[start Raw data]
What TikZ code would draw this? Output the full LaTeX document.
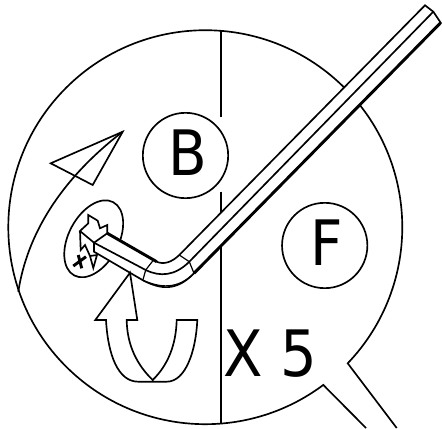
\documentclass[tikz,border=0pt]{standalone}
\usepackage{fontspec}
\setmainfont{DejaVu Sans Condensed}
\tikzset{
    letter/.style={circle,draw,line width=1.25pt,inner sep=0pt,minimum size=64pt,text depth=4pt,
        execute at begin node=\hspace*{3pt},font=\fontsize{47}{47}\selectfont},
    edge/.style={line width=1.25pt,line join=miter},
    heavy/.style={line width=2.2pt},
    thin/.style={line width=0.9pt},
}
\begin{document}
\begin{tikzpicture}[x=0.75pt,y=-0.75pt]
        \useasboundingbox (0,0) rectangle (442,428);
        \coordinate (C) at (205,227);
        % outline with the tail
        \draw[edge] (396.7,428) -- (347.7,363.3) arc[start angle=43.7,end angle=-306.8,radius=197] -- (366,428);
        % center line
        \foreach \a/\b in {30.5/117,191.7/211.7,246.7/423.5}{%
        \draw[edge] (221,\a) -- (221,\b);
        }
        \node[letter] (B) at (185.5,155.5) {B};
        \node[letter] (F) at (324.7,245.5) {F};
        \node[font=\fontsize{48}{48}\selectfont,inner sep=0pt] (X5) at (270.5,354) {X 5};
        % rotation arrow at the left
        \draw[edge] (50.7,163.3) -- (122.7,131.7) -- (92.7,185) -- cycle;
        \draw[edge] (18.3,291.7) .. controls (27,235) and (60,180) .. (122.7,131.7);
        % screw head
        \draw[edge,rotate around={62:(93.7,238.8)}] (93.7,238.8) ellipse [x radius=41.5,y radius=25];
        \draw[edge,fill=white] (94,242.7) -- (80,231) -- (88.3,223.3) -- (88.3,215) -- (97.7,220.7) -- (100,228.3) -- (107.3,225) -- (107.3,233.3);
        \draw[edge] (80,231) -- (80.7,250) -- (85,245) -- (90,256) -- (97,255) -- (93.3,268) -- (90,256);
        \draw[heavy] (73.3,266) -- (86,256.7) (78.3,255) -- (81.7,268.3);
        % key
        \draw[edge,fill=white] (94,242.7) -- (107.3,233.3) -- (156.7,261.7) .. controls (164,265) and (172,262) .. (179.3,255) -- (425,5.3)
            -- (433.3,11.7) -- (440.7,22.7) -- (194,273.3) .. controls (176,292) and (160,289) .. (143.3,280.5) -- (94,251.7) -- cycle;
        \draw[heavy] (107.3,233.3) -- (156.7,261.7);
        \draw[heavy] (440.7,22.7) -- (194,273.3);
        \draw[thin] (194,273.3) .. controls (177,290) and (160,287.5) .. (143.3,280.5);
        \draw[edge] (94,242.7) -- (145.7,270) .. controls (160,277) and (175,276) .. (189.3,261.7) -- (433.3,11.7);
        \draw[thin] (152.7,261) -- (145.7,270) -- (142.7,280.7) (179.3,255) -- (189.3,261.7) -- (194,273.3);
        % turning arrow below
        \draw[edge,fill=white] (130,272.7) -- (95.3,320) -- (106,320) .. controls (108,355) and (118,381.7) .. (138.3,381.7) -- (166.7,381.7)
            .. controls (186,381.7) and (196,350) .. (197.3,320) -- (176.7,320) .. controls (176,345) and (168,365) .. (152.7,380)
            .. controls (137,365) and (127,345) .. (126.7,320) -- (137.3,320) -- cycle;
\end{tikzpicture}
\end{document}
[end Raw data]
§ Goal of the exercise
Copy out the whole listing exactly, and don't carry over any pictures.

§ Result of this exercise
What TikZ code would draw this? Output the full LaTeX document.
\documentclass[tikz,border=0pt]{standalone}
\usepackage{fontspec}
\setmainfont{DejaVu Sans Condensed}
\tikzset{
    letter/.style={circle,draw,line width=1.25pt,inner sep=0pt,minimum size=64pt,text depth=4pt,
        execute at begin node=\hspace*{3pt},font=\fontsize{47}{47}\selectfont},
    edge/.style={line width=1.25pt,line join=miter},
    heavy/.style={line width=2.2pt},
    thin/.style={line width=0.9pt},
}
\begin{document}
\begin{tikzpicture}[x=0.75pt,y=-0.75pt]
        \useasboundingbox (0,0) rectangle (442,428);
        \coordinate (C) at (205,227);
        % outline with the tail
        \draw[edge] (396.7,428) -- (347.7,363.3) arc[start angle=43.7,end angle=-306.8,radius=197] -- (366,428);
        % center line
        \foreach \a/\b in {30.5/117,191.7/211.7,246.7/423.5}{%
        \draw[edge] (221,\a) -- (221,\b);
        }
        \node[letter] (B) at (185.5,155.5) {B};
        \node[letter] (F) at (324.7,245.5) {F};
        \node[font=\fontsize{48}{48}\selectfont,inner sep=0pt] (X5) at (270.5,354) {X 5};
        % rotation arrow at the left
        \draw[edge] (50.7,163.3) -- (122.7,131.7) -- (92.7,185) -- cycle;
        \draw[edge] (18.3,291.7) .. controls (27,235) and (60,180) .. (122.7,131.7);
        % screw head
        \draw[edge,rotate around={62:(93.7,238.8)}] (93.7,238.8) ellipse [x radius=41.5,y radius=25];
        \draw[edge,fill=white] (94,242.7) -- (80,231) -- (88.3,223.3) -- (88.3,215) -- (97.7,220.7) -- (100,228.3) -- (107.3,225) -- (107.3,233.3);
        \draw[edge] (80,231) -- (80.7,250) -- (85,245) -- (90,256) -- (97,255) -- (93.3,268) -- (90,256);
        \draw[heavy] (73.3,266) -- (86,256.7) (78.3,255) -- (81.7,268.3);
        % key
        \draw[edge,fill=white] (94,242.7) -- (107.3,233.3) -- (156.7,261.7) .. controls (164,265) and (172,262) .. (179.3,255) -- (425,5.3)
            -- (433.3,11.7) -- (440.7,22.7) -- (194,273.3) .. controls (176,292) and (160,289) .. (143.3,280.5) -- (94,251.7) -- cycle;
        \draw[heavy] (107.3,233.3) -- (156.7,261.7);
        \draw[heavy] (440.7,22.7) -- (194,273.3);
        \draw[thin] (194,273.3) .. controls (177,290) and (160,287.5) .. (143.3,280.5);
        \draw[edge] (94,242.7) -- (145.7,270) .. controls (160,277) and (175,276) .. (189.3,261.7) -- (433.3,11.7);
        \draw[thin] (152.7,261) -- (145.7,270) -- (142.7,280.7) (179.3,255) -- (189.3,261.7) -- (194,273.3);
        % turning arrow below
        \draw[edge,fill=white] (130,272.7) -- (95.3,320) -- (106,320) .. controls (108,355) and (118,381.7) .. (138.3,381.7) -- (166.7,381.7)
            .. controls (186,381.7) and (196,350) .. (197.3,320) -- (176.7,320) .. controls (176,345) and (168,365) .. (152.7,380)
            .. controls (137,365) and (127,345) .. (126.7,320) -- (137.3,320) -- cycle;
\end{tikzpicture}
\end{document}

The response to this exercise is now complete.